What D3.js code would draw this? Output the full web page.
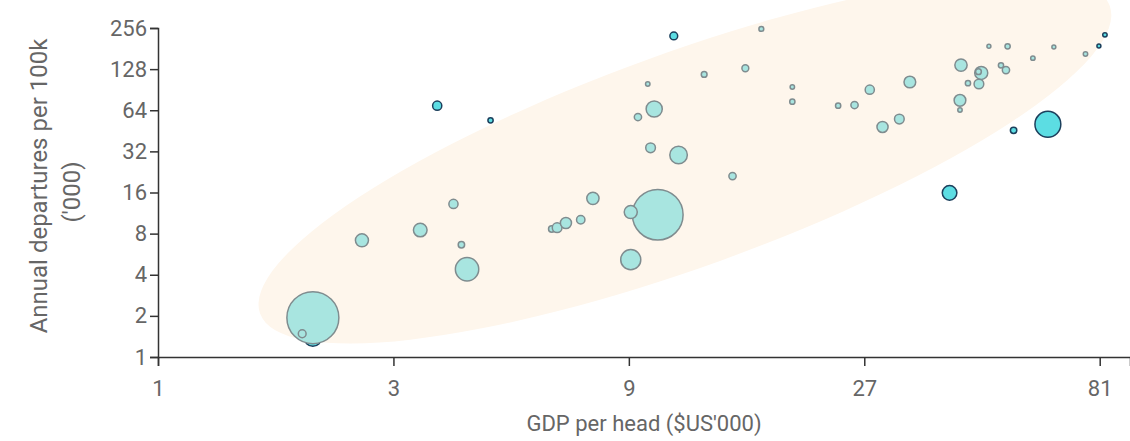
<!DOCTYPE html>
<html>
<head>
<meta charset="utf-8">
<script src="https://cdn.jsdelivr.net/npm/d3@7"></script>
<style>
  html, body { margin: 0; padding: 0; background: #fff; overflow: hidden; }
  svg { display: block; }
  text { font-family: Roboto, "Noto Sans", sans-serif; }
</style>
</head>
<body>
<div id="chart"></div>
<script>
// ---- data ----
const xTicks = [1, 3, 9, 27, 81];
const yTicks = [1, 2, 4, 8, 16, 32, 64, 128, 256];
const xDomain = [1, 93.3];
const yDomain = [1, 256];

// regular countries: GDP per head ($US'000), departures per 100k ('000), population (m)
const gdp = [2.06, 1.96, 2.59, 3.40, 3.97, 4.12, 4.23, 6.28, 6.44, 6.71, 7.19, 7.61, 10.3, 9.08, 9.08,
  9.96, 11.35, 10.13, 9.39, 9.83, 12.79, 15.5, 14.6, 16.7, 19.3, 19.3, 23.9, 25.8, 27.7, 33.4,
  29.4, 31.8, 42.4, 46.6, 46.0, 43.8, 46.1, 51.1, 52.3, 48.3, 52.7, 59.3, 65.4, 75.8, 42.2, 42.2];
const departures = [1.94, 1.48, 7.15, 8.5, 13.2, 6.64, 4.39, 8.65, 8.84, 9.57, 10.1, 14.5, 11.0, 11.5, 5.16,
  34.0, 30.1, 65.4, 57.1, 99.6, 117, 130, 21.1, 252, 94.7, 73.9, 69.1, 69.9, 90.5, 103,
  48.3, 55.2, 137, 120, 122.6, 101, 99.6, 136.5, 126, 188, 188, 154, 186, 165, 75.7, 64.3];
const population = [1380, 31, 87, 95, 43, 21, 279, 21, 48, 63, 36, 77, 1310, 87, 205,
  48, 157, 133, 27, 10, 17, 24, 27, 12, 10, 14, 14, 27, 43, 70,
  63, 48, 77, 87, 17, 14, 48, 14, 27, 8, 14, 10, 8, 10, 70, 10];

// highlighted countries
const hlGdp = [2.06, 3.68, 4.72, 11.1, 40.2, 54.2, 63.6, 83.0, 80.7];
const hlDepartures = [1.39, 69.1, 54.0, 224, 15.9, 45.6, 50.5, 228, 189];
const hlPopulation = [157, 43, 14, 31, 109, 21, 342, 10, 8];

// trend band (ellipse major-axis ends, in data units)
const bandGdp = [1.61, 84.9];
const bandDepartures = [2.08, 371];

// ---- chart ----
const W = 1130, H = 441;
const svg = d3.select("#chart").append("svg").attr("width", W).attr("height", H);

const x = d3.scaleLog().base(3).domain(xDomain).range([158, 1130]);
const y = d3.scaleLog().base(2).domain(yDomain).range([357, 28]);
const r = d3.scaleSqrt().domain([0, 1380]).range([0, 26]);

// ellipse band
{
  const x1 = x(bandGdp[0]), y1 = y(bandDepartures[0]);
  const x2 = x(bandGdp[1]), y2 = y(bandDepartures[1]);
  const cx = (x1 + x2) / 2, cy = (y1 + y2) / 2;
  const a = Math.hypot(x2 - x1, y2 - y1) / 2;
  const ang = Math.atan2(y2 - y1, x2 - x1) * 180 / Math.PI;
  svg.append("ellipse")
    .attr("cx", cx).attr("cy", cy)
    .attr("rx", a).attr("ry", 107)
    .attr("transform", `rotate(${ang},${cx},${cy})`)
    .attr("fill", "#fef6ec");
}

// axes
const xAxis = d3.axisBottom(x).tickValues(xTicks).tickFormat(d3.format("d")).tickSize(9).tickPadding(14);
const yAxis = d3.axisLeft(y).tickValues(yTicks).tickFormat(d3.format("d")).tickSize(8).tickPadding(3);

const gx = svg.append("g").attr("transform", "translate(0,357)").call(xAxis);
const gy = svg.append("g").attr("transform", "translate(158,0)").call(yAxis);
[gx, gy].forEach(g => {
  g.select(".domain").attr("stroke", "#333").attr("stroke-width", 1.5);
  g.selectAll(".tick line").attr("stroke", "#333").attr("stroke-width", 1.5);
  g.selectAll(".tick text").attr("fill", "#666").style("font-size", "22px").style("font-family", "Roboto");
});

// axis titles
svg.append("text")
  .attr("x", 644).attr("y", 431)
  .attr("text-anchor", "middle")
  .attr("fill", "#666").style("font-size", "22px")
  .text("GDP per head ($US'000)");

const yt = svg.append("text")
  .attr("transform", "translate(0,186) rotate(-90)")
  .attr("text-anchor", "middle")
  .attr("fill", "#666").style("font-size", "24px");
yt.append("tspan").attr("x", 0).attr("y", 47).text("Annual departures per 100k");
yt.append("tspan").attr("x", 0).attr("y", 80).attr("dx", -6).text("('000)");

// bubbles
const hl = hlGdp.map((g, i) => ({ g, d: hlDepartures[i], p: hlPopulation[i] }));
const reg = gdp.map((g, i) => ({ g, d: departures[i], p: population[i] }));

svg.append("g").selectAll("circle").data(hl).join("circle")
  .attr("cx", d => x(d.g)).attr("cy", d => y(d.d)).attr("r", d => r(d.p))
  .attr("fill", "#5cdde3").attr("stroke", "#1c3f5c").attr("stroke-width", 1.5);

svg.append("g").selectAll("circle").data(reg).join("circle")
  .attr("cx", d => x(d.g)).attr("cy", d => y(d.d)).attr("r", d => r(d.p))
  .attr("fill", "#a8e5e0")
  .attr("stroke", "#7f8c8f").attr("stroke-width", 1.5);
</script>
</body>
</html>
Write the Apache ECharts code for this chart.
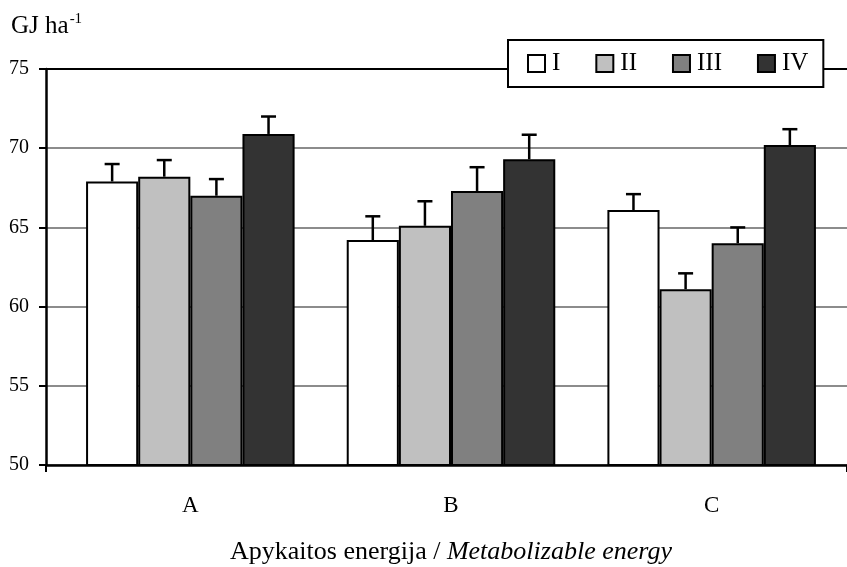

* _Set exercise_
All records must be output exactly as they are, except for the pictures, which are left out.

* _Task output_
What D3.js code would draw this? Output the full web page.
<!DOCTYPE html>
<html>
<head>
<meta charset="utf-8">
<script src="https://cdn.jsdelivr.net/npm/d3@7"></script>
<style>
  html, body { margin: 0; padding: 0; background: #fff; overflow: hidden; }
  svg { display: block; }
  text { font-family: Roboto, "Noto Sans", sans-serif; }
</style>
</head>
<body>
<div id="chart"></div>
<script>
// ---- data ----
const xTicks = [1, 3, 9, 27, 81];
const yTicks = [1, 2, 4, 8, 16, 32, 64, 128, 256];
const xDomain = [1, 93.3];
const yDomain = [1, 256];

// regular countries: GDP per head ($US'000), departures per 100k ('000), population (m)
const gdp = [2.06, 1.96, 2.59, 3.40, 3.97, 4.12, 4.23, 6.28, 6.44, 6.71, 7.19, 7.61, 10.3, 9.08, 9.08,
  9.96, 11.35, 10.13, 9.39, 9.83, 12.79, 15.5, 14.6, 16.7, 19.3, 19.3, 23.9, 25.8, 27.7, 33.4,
  29.4, 31.8, 42.4, 46.6, 46.0, 43.8, 46.1, 51.1, 52.3, 48.3, 52.7, 59.3, 65.4, 75.8, 42.2, 42.2];
const departures = [1.94, 1.48, 7.15, 8.5, 13.2, 6.64, 4.39, 8.65, 8.84, 9.57, 10.1, 14.5, 11.0, 11.5, 5.16,
  34.0, 30.1, 65.4, 57.1, 99.6, 117, 130, 21.1, 252, 94.7, 73.9, 69.1, 69.9, 90.5, 103,
  48.3, 55.2, 137, 120, 122.6, 101, 99.6, 136.5, 126, 188, 188, 154, 186, 165, 75.7, 64.3];
const population = [1380, 31, 87, 95, 43, 21, 279, 21, 48, 63, 36, 77, 1310, 87, 205,
  48, 157, 133, 27, 10, 17, 24, 27, 12, 10, 14, 14, 27, 43, 70,
  63, 48, 77, 87, 17, 14, 48, 14, 27, 8, 14, 10, 8, 10, 70, 10];

// highlighted countries
const hlGdp = [2.06, 3.68, 4.72, 11.1, 40.2, 54.2, 63.6, 83.0, 80.7];
const hlDepartures = [1.39, 69.1, 54.0, 224, 15.9, 45.6, 50.5, 228, 189];
const hlPopulation = [157, 43, 14, 31, 109, 21, 342, 10, 8];

// trend band (ellipse major-axis ends, in data units)
const bandGdp = [1.61, 84.9];
const bandDepartures = [2.08, 371];

// ---- chart ----
const W = 1130, H = 441;
const svg = d3.select("#chart").append("svg").attr("width", W).attr("height", H);

const x = d3.scaleLog().base(3).domain(xDomain).range([158, 1130]);
const y = d3.scaleLog().base(2).domain(yDomain).range([357, 28]);
const r = d3.scaleSqrt().domain([0, 1380]).range([0, 26]);

// ellipse band
{
  const x1 = x(bandGdp[0]), y1 = y(bandDepartures[0]);
  const x2 = x(bandGdp[1]), y2 = y(bandDepartures[1]);
  const cx = (x1 + x2) / 2, cy = (y1 + y2) / 2;
  const a = Math.hypot(x2 - x1, y2 - y1) / 2;
  const ang = Math.atan2(y2 - y1, x2 - x1) * 180 / Math.PI;
  svg.append("ellipse")
    .attr("cx", cx).attr("cy", cy)
    .attr("rx", a).attr("ry", 107)
    .attr("transform", `rotate(${ang},${cx},${cy})`)
    .attr("fill", "#fef6ec");
}

// axes
const xAxis = d3.axisBottom(x).tickValues(xTicks).tickFormat(d3.format("d")).tickSize(9).tickPadding(14);
const yAxis = d3.axisLeft(y).tickValues(yTicks).tickFormat(d3.format("d")).tickSize(8).tickPadding(3);

const gx = svg.append("g").attr("transform", "translate(0,357)").call(xAxis);
const gy = svg.append("g").attr("transform", "translate(158,0)").call(yAxis);
[gx, gy].forEach(g => {
  g.select(".domain").attr("stroke", "#333").attr("stroke-width", 1.5);
  g.selectAll(".tick line").attr("stroke", "#333").attr("stroke-width", 1.5);
  g.selectAll(".tick text").attr("fill", "#666").style("font-size", "22px").style("font-family", "Roboto");
});

// axis titles
svg.append("text")
  .attr("x", 644).attr("y", 431)
  .attr("text-anchor", "middle")
  .attr("fill", "#666").style("font-size", "22px")
  .text("GDP per head ($US'000)");

const yt = svg.append("text")
  .attr("transform", "translate(0,186) rotate(-90)")
  .attr("text-anchor", "middle")
  .attr("fill", "#666").style("font-size", "24px");
yt.append("tspan").attr("x", 0).attr("y", 47).text("Annual departures per 100k");
yt.append("tspan").attr("x", 0).attr("y", 80).attr("dx", -6).text("('000)");

// bubbles
const hl = hlGdp.map((g, i) => ({ g, d: hlDepartures[i], p: hlPopulation[i] }));
const reg = gdp.map((g, i) => ({ g, d: departures[i], p: population[i] }));

svg.append("g").selectAll("circle").data(hl).join("circle")
  .attr("cx", d => x(d.g)).attr("cy", d => y(d.d)).attr("r", d => r(d.p))
  .attr("fill", "#5cdde3").attr("stroke", "#1c3f5c").attr("stroke-width", 1.5);

svg.append("g").selectAll("circle").data(reg).join("circle")
  .attr("cx", d => x(d.g)).attr("cy", d => y(d.d)).attr("r", d => r(d.p))
  .attr("fill", "#a8e5e0")
  .attr("stroke", "#7f8c8f").attr("stroke-width", 1.5);
</script>
</body>
</html>
Write the Apache ECharts code for this chart.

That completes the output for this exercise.